* RECORDED INFORMATION:
━━━━━━

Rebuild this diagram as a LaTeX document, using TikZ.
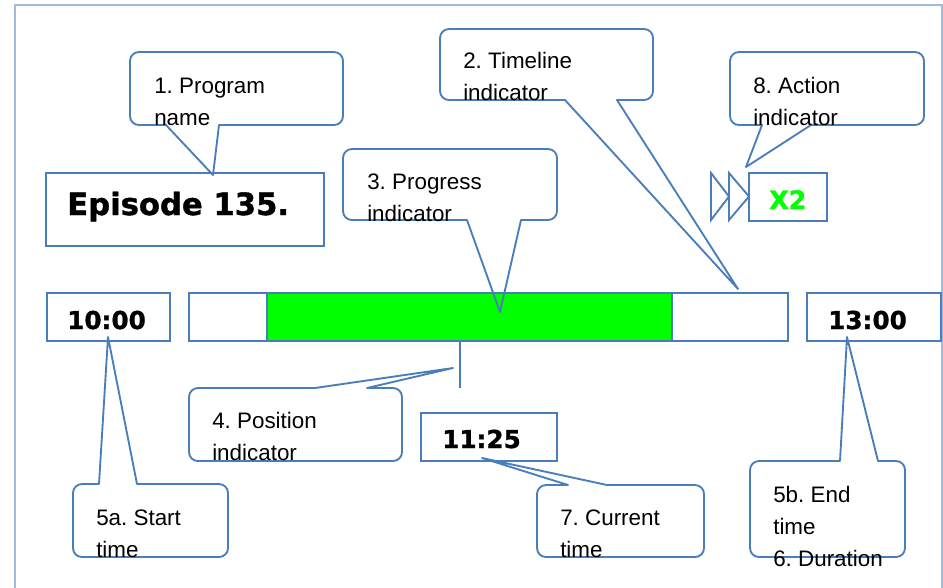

━━━━━━

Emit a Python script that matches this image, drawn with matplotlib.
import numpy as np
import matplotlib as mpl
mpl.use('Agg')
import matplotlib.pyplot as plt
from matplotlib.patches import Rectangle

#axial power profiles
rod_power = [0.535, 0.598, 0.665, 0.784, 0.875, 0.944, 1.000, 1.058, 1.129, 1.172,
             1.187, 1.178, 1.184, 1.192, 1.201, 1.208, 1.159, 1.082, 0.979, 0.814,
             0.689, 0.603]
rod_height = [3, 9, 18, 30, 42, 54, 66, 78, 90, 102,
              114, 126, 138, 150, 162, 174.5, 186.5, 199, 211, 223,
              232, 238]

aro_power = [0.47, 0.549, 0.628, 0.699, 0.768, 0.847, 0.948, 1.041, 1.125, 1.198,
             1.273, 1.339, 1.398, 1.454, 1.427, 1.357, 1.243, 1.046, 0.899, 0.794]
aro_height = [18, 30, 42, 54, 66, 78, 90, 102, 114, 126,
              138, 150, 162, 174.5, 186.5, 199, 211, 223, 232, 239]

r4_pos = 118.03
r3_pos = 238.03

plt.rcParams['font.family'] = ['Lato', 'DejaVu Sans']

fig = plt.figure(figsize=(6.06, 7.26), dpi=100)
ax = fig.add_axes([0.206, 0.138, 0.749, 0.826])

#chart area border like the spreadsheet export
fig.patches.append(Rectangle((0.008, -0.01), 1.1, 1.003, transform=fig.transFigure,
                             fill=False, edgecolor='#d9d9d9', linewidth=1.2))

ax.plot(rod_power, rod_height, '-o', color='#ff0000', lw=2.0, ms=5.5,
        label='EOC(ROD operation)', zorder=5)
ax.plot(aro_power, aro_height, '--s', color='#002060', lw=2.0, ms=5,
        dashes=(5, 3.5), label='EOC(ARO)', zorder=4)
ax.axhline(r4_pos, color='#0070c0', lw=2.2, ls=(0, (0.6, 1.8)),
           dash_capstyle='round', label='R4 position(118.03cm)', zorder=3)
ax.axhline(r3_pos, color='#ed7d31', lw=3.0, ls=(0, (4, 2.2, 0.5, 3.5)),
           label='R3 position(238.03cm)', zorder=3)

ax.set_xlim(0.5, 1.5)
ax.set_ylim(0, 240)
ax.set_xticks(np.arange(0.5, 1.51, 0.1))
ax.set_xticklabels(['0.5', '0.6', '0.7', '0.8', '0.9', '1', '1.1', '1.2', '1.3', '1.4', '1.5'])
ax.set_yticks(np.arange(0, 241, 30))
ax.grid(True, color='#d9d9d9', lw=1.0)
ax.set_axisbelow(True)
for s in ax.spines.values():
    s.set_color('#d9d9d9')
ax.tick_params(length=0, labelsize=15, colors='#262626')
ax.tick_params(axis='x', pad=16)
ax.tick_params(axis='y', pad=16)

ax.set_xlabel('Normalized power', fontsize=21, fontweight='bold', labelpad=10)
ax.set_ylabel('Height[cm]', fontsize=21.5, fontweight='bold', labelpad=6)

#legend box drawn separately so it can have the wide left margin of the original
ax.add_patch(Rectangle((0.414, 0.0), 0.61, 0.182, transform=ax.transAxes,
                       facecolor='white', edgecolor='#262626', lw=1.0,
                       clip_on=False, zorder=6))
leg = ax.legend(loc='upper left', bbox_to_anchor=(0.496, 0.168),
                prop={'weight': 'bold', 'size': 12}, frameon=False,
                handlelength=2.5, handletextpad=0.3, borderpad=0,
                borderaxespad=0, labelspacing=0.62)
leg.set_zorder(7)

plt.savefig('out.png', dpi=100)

━━━━━━

* WORK TO COMPLETE: Each line from the one containing "Emit a Python" through the one containing "from matplotlib.patches import Rectangle" must be retyped exactly, the first and last of these included.

* RESULT OF THE EXERCISE:
Emit a Python script that matches this image, drawn with matplotlib.
import numpy as np
import matplotlib as mpl
mpl.use('Agg')
import matplotlib.pyplot as plt
from matplotlib.patches import Rectangle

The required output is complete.